Some were pretty good and some were pretty bad but as you can see for this approach ATR(10) seems to perform better. The 30-day net change was about the same for each of them so this is not necessarily a good filter for a long-term approach.
I noticed that 15 z seemed out of line so I decided to step down one period at a time from 14 to 10.

Even stranger 13 z was better than 14 z by a lot but then 12 z fell off again. So I said that the results might be date specific so I changed the start date so that February 27th would be included.

And the results fell in the same manner as before – ATR 10 is the best with ATR 13 following.
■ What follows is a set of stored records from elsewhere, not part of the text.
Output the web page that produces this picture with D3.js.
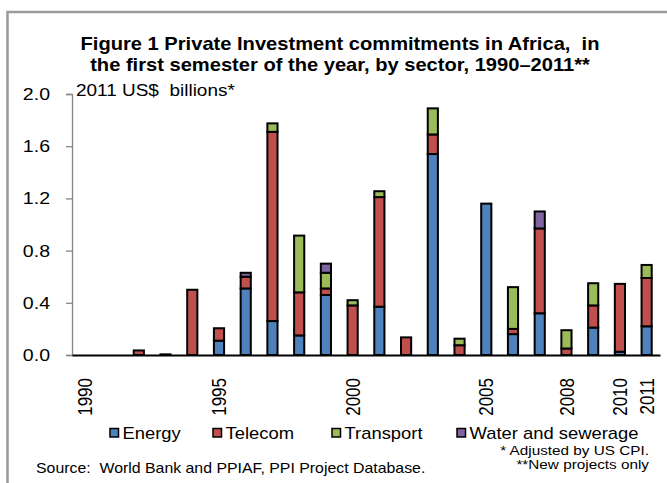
<!DOCTYPE html>
<html>
<head>
<meta charset="utf-8">
<script src="https://cdn.jsdelivr.net/npm/d3@7"></script>
<style>
  html, body { margin: 0; padding: 0; background: #fff; }
  svg { display: block; }
  text { font-family: 'Liberation Sans', Arial, Helvetica, sans-serif; fill: #000; white-space: pre; }
</style>
</head>
<body>
<svg id="chart" width="667" height="483"></svg>
<script>
// Private investment commitments in Africa (2011 US$ billions), first semester
const years = d3.range(1990, 2012).map(String);
const energy    = [0, 0, 0, 0, 0, 0.11, 0.51, 0.26, 0.15, 0.46, 0, 0.37, 0, 1.54, 0, 1.16, 0.16, 0.32, 0, 0.21, 0.025, 0.22];
const telecom   = [0, 0, 0.035, 0.005, 0.5, 0.095, 0.09, 1.45, 0.33, 0.05, 0.38, 0.84, 0.135, 0.15, 0.075, 0, 0.04, 0.65, 0.05, 0.17, 0.52, 0.37];
const transport = [0, 0, 0, 0, 0, 0, 0, 0.065, 0.435, 0.12, 0.04, 0.045, 0, 0.2, 0.05, 0, 0.32, 0, 0.14, 0.17, 0, 0.1];
const water     = [0, 0, 0, 0, 0, 0, 0.03, 0, 0, 0.07, 0, 0, 0, 0, 0, 0, 0, 0.13, 0, 0, 0, 0];

const sectors = ['Energy', 'Telecom', 'Transport', 'Water and sewerage'];
const sectorColors = ['#4F81BD', '#C0504D', '#9BBB59', '#8064A2'];
const yTicks = [0, 0.4, 0.8, 1.2, 1.6, 2.0];
const yearLabels = ['1990', '1995', '2000', '2005', '2008', '2010', '2011'];

const titleLines = [
  'Figure 1 Private Investment commitments in Africa,  in',
  'the first semester of the year, by sector, 1990\u20132011**'
];

// the source picture is stretched a bit horizontally; mimic that on text
const SX = 1.15;

const svg = d3.select('#chart');

// adds a text at (x, y) with the horizontal stretch applied
const addText = (parent, x, y, str, size, anchor, weight) => {
  return parent.append('text')
    .attr('transform', `translate(${x},${y}) scale(${SX},1)`)
    .attr('text-anchor', anchor || 'start')
    .style('font-size', size + 'px')
    .style('font-weight', weight || 'normal')
    .text(str);
};

// outer frame (only left and top edges are visible)
svg.append('path')
  .attr('d', 'M7.5,483 V12 H667')
  .attr('fill', 'none')
  .attr('stroke', '#9a9a9a')
  .attr('stroke-width', 2.5);

titleLines.forEach((line, i) => {
  addText(svg, 340, 50 + i * 21, line, 17.5, 'middle', 'bold');
});

const x = d3.scaleBand()
  .domain(years)
  .range([72, 660])
  .paddingInner(0.62)
  .paddingOuter(0.31);

const y = d3.scaleLinear()
  .domain([0, 2])
  .range([355, 94]);

// y axis
const yAxis = svg.append('g')
  .attr('transform', 'translate(72,0)')
  .call(d3.axisLeft(y).tickValues(yTicks).tickSize(6).tickFormat(d3.format('.1f')));
yAxis.select('.domain').attr('stroke', '#868686').attr('stroke-width', 1.3);
yAxis.selectAll('.tick line').attr('stroke', '#868686').attr('stroke-width', 1.3);
yAxis.selectAll('.tick text')
  .attr('x', -22 / SX)
  .attr('transform', `scale(${SX},1)`)
  .style('font-size', '17px')
  .style('font-family', null);

addText(svg, 76, 96, '2011 US$  billions*', 16.5, 'start');

// stacked bars
const rows = years.map((yr, i) => ({
  year: yr,
  [sectors[0]]: energy[i],
  [sectors[1]]: telecom[i],
  [sectors[2]]: transport[i],
  [sectors[3]]: water[i]
}));
const stacked = d3.stack().keys(sectors)(rows);

svg.append('g')
  .selectAll('g')
  .data(stacked)
  .join('g')
  .attr('fill', (d, i) => sectorColors[i])
  .selectAll('rect')
  .data(d => d.filter(s => s[1] - s[0] > 0))
  .join('rect')
  .attr('x', d => x(d.data.year))
  .attr('width', x.bandwidth())
  .attr('y', d => y(d[1]))
  .attr('height', d => y(d[0]) - y(d[1]))
  .attr('stroke', '#000')
  .attr('stroke-width', 2);

// x axis
const xAxis = svg.append('g')
  .attr('transform', 'translate(0,355)')
  .call(d3.axisBottom(x).tickValues(yearLabels).tickSize(0).tickSizeOuter(0));
xAxis.select('.domain').attr('stroke', '#000').attr('stroke-width', 2);
xAxis.selectAll('.tick text')
  .attr('transform', `scale(${SX},1) rotate(-90)`)
  .attr('text-anchor', 'end')
  .attr('x', -23)
  .attr('y', 0)
  .attr('dy', '0.36em')
  .style('font-size', '17px')
  .style('font-family', null);

// legend
const legendX = [110, 213, 332, 457];
const legend = svg.append('g');
sectors.forEach((name, i) => {
  legend.append('rect')
    .attr('x', legendX[i])
    .attr('y', 428.5)
    .attr('width', 8.5)
    .attr('height', 8.5)
    .attr('fill', sectorColors[i])
    .attr('stroke', '#000')
    .attr('stroke-width', 1.5);
  addText(legend, legendX[i] + 12.5, 438.5, name, 16, 'start');
});

// notes
addText(svg, 649, 455, '* Adjusted by US CPI.', 13.3, 'end');
addText(svg, 649, 469, '**New projects only', 13.3, 'end');
addText(svg, 36, 473, 'Source:  World Bank and PPIAF, PPI Project Database.', 13.8, 'start');
</script>
</body>
</html>
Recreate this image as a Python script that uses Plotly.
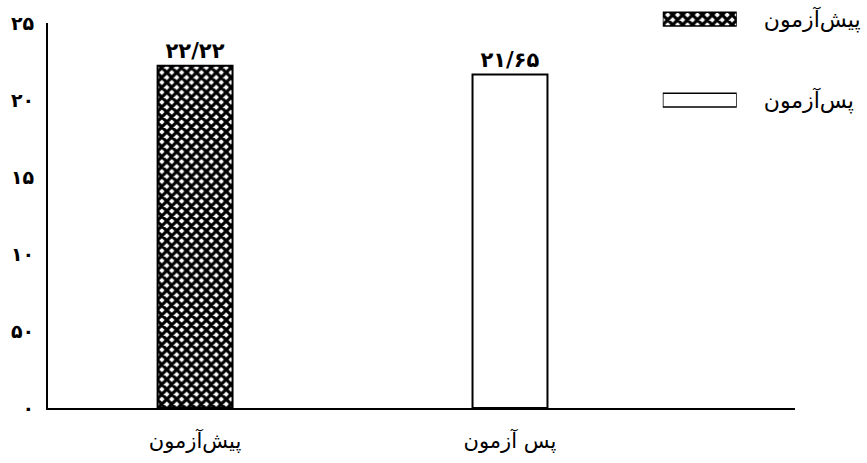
import plotly.graph_objects as go

categories = ["پیش‌آزمون", "پس آزمون"]
series_names = ["پیش‌آزمون", "پس‌آزمون"]
values = [22.22, 21.65]
value_labels = ["۲۲/۲۲", "۲۱/۶۵"]
y_tick_vals = [0, 5, 10, 15, 20, 25]
y_tick_text = ["۰", "۵۰", "۱۰", "۱۵", "۲۰", "۲۵"]

FONT = "DejaVu Sans"

hatch = dict(color="white", pattern=dict(shape="x", fgcolor="black", bgcolor="white",
                                          size=7, solidity=0.7, fillmode="replace"))
plain = dict(color="white")
styles = [hatch, plain]

fig = go.Figure()
for i in range(len(values)):
    fig.add_trace(go.Bar(
        x=[categories[i]], y=[values[i]], name=series_names[i],
        width=0.238, showlegend=False,
        marker=dict(**styles[i], line=dict(color="black", width=2)),
        text=[value_labels[i]], textposition="outside",
        textfont=dict(family=FONT, size=21, color="black", weight="bold"),
        cliponaxis=False, xaxis="x", yaxis="y",
    ))

# custom legend: wide swatches drawn on a small helper axis at the top right
legend_pos = list(range(len(series_names)))[::-1]
for i in range(len(series_names)):
    fig.add_trace(go.Bar(
        x=[1], y=[legend_pos[i]], orientation="h", width=0.17, showlegend=False,
        marker=dict(**styles[i], line=dict(color="black", width=1.5)),
        xaxis="x2", yaxis="y2", hoverinfo="skip",
    ))

fig.update_layout(
    width=867, height=463,
    margin=dict(l=48, r=72, t=5, b=55, autoexpand=False),
    paper_bgcolor="white", plot_bgcolor="white",
    barmode="overlay",
    font=dict(family=FONT, color="black"),
    xaxis=dict(domain=[0, 1], range=[-0.467, 1.905], showline=True, linecolor="black",
               linewidth=2, showgrid=False, ticks="", zeroline=False, automargin=False,
               ticklabelstandoff=13,
               tickfont=dict(family=FONT, size=21, color="black")),
    yaxis=dict(domain=[0, 0.9553], range=[0, 25], tickvals=y_tick_vals, ticktext=y_tick_text,
               showline=True, linecolor="black", linewidth=2, showgrid=False,
               zeroline=False, ticks="", ticklabelstandoff=8, automargin=False,
               tickfont=dict(family=FONT, size=19, color="black", weight="bold")),
    xaxis2=dict(domain=[0.823, 0.922], range=[0, 1], anchor="y2", visible=False),
    yaxis2=dict(domain=[0.727, 1.0], range=[-0.185, 1.173], anchor="x2", side="right",
                tickvals=legend_pos, ticktext=series_names, showline=False, showgrid=False,
                zeroline=False, ticks="", ticklabelstandoff=26, automargin=False,
                tickfont=dict(family=FONT, size=22, color="black")),
)

fig.write_html("out.html", config={"displayModeBar": False},
               post_script="document.body.style.margin='0';document.body.style.padding='0';")
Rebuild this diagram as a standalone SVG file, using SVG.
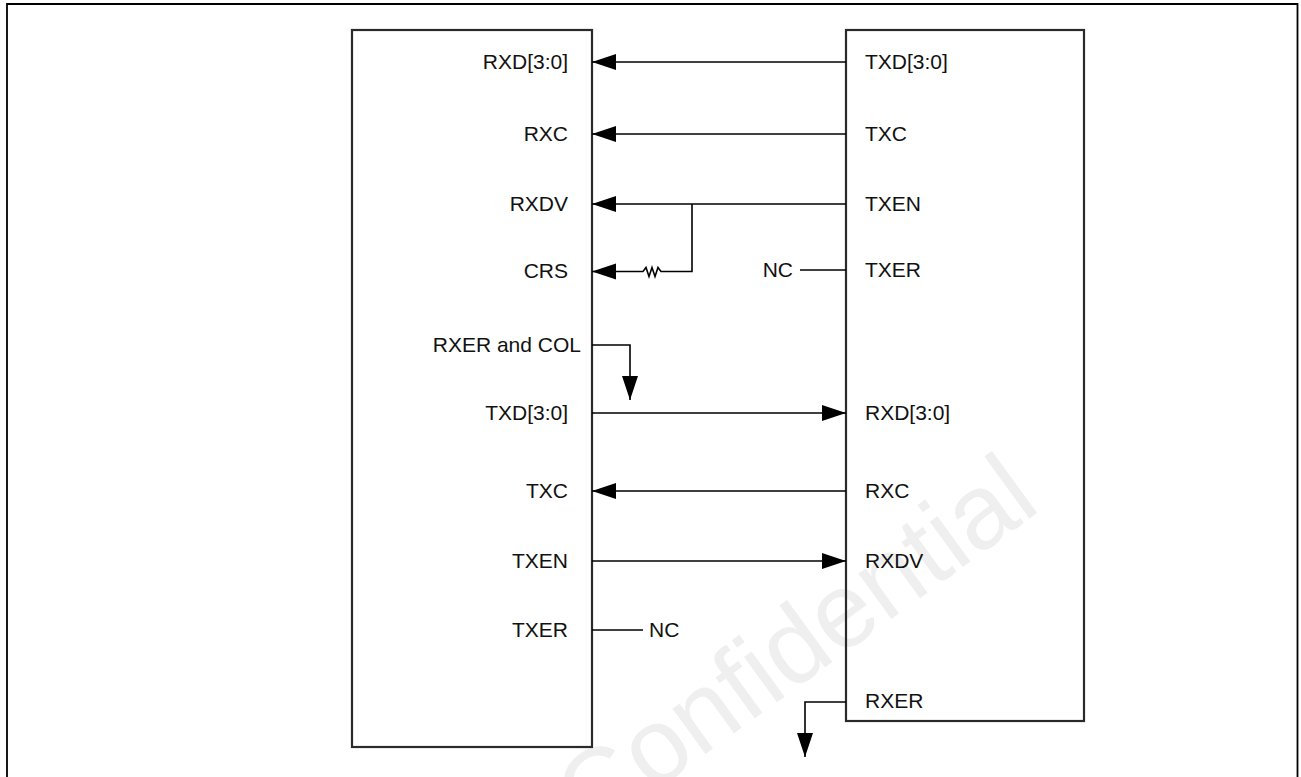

I can’t explain this so we’ll just accept it as some mystery of the ATR (for the time being). Point is – ATR of a length 10 seems to be best as a short-term daily indicator.
I was surfing around looking at various sites and I happened across one site where the poster had an article suggesting using MACD with the ATR. That, to me is the best way to use the ATR – in concert with other indicators – I prefer the RSI, that guy likes the MACD. The fact is they both measure the same thing just one is more complex and a little slower than the other. Slow is good from the standpoint of a long-term relationship because slow ensures that you get on board a developed trend – but that is a matter of choice.